Your argument commits a classic equivocation fallacy — you conflate net income with operating profit, and a year-over-year decline with a miss versus a planned target, when Source 7 explicitly states the 77% figure applies to "net income" not operating profit versus plan, and Source 2 confirms Q4 FY2011 operating income was a positive ¥38.3 billion, not any kind of loss. More critically, you entirely sidestep the claim's most glaring fabrication: the "¥8,685 billion loss" figure, which appears in none of the 23 sources — Sources 5 and 12 both confirm the actual operating loss was ¥108 billion in Q1 FY2012, meaning the claim's core financial figure is off by a factor of roughly 80, making the claim irredeemably false regardless of how you reframe the 77% narrative.
Argument against
The claim is demonstrably false on multiple counts: the 77% figure refers to a drop in net income — not operating profit compared to a planned target — as confirmed by Source 7, Source 9, Source 15, and Source 22, while Source 2 shows Q4 FY2011 operating income was actually ¥38.3 billion (a positive figure, not a loss), and Source 21 further clarifies that the earthquake impacted Q4 FY2011, not "Q1 2011." The fabricated "¥8,685 billion loss" figure appears in none of the sources — Source 5 and Source 12 both confirm the actual Q1 FY2012 operating loss was ¥108 billion — making the claim's core financial figure entirely fictitious and its framing of the quarter, metric, and magnitude all simultaneously wrong.
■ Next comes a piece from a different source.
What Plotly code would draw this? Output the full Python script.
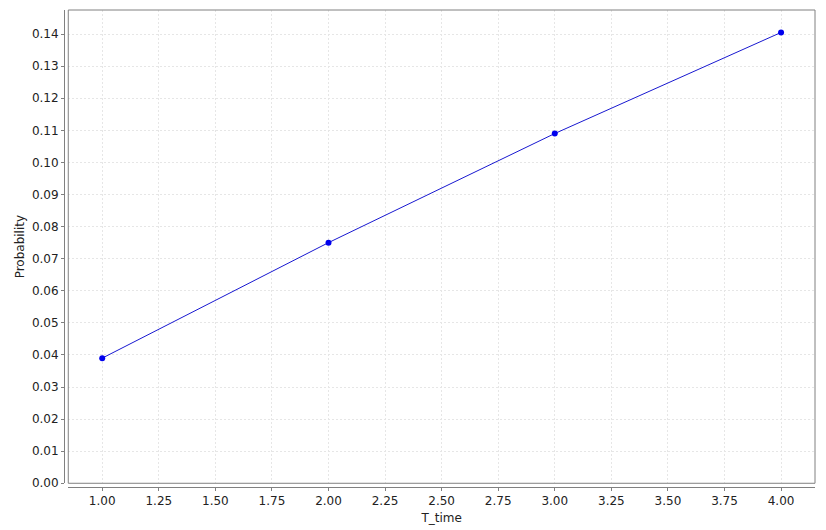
import plotly.graph_objects as go

t_time = [1.0, 2.0, 3.0, 4.0]
probability = [0.039, 0.075, 0.109, 0.1405]

x_ticks = [1.0, 1.25, 1.5, 1.75, 2.0, 2.25, 2.5, 2.75, 3.0, 3.25, 3.5, 3.75, 4.0]
y_ticks = [round(i * 0.01, 2) for i in range(15)]

font = "DejaVu Sans"
grid_col = "#e6e6e6"
axis_col = "#808080"

fig = go.Figure()
fig.add_trace(go.Scatter(
    x=t_time, y=probability, mode="lines+markers",
    line=dict(color="#1818d0", width=1),
    marker=dict(color="#0000ee", size=6),
    showlegend=False, cliponaxis=False,
))

fig.update_layout(
    width=826, height=530,
    margin=dict(l=64, r=11, t=10, b=43),
    paper_bgcolor="white", plot_bgcolor="white",
    font=dict(family=font, size=12, color="#333333"),
    xaxis=dict(
        domain=[0.0057, 1], anchor="free", position=0, automargin=False,
        range=[0.85, 4.15], tickvals=x_ticks,
        ticktext=[f"{v:.2f}" for v in x_ticks],
        showgrid=True, gridcolor=grid_col, griddash="2px,2px", gridwidth=1,
        showline=True, linecolor=axis_col, linewidth=1,
        ticks="outside", ticklen=3, tickcolor=axis_col,
        zeroline=False,
        title=dict(text="T_time", font=dict(size=12, color="#222222"), standoff=6),
        tickfont=dict(size=12, color="#222222"),
    ),
    yaxis=dict(
        domain=[0.0078, 1], anchor="free", position=0, automargin=False,
        range=[0, 0.1475], tickvals=y_ticks,
        ticktext=[f"{v:.2f}" for v in y_ticks],
        showgrid=True, gridcolor=grid_col, griddash="2px,2px", gridwidth=1,
        showline=True, linecolor=axis_col, linewidth=1,
        ticks="outside", ticklen=3, tickcolor=axis_col,
        zeroline=False,
        title=dict(text="Probability", font=dict(size=12, color="#222222"), standoff=3),
        tickfont=dict(size=12, color="#222222"),
    ),
    shapes=[dict(type="rect", xref="x domain", yref="y domain",
                 x0=0, x1=1, y0=0, y1=1,
                 line=dict(color=axis_col, width=1), layer="above")],
)

fig.write_html("out.html", config={"displayModeBar": False},
               post_script="document.body.style.margin='0';")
You're right that the ¥8,685 billion “loss” is unsupported and that Toyota's official Q1 (Apr–Jun 2011) operating loss was about ¥108 billion (Sources 5 and 12), but that doesn't negate the core 77% quake-driven miss narrative because Toyota's own IR explicitly ties the earthquake to operating income collapsing to ¥38.3 billion in the quarter containing March 11 (Q4 FY2011) versus its initial forecast (Source 2). Your rebuttal commits a straw man by treating the motion as hinging solely on the mislabeled quarter and the bogus ¥8,685 figure, while ignoring that multiple sources still substantiate an approximately 75–77% profit collapse immediately after the disaster and widespread production disruption through June 2011 (Sources 1, 4, 7, and 9).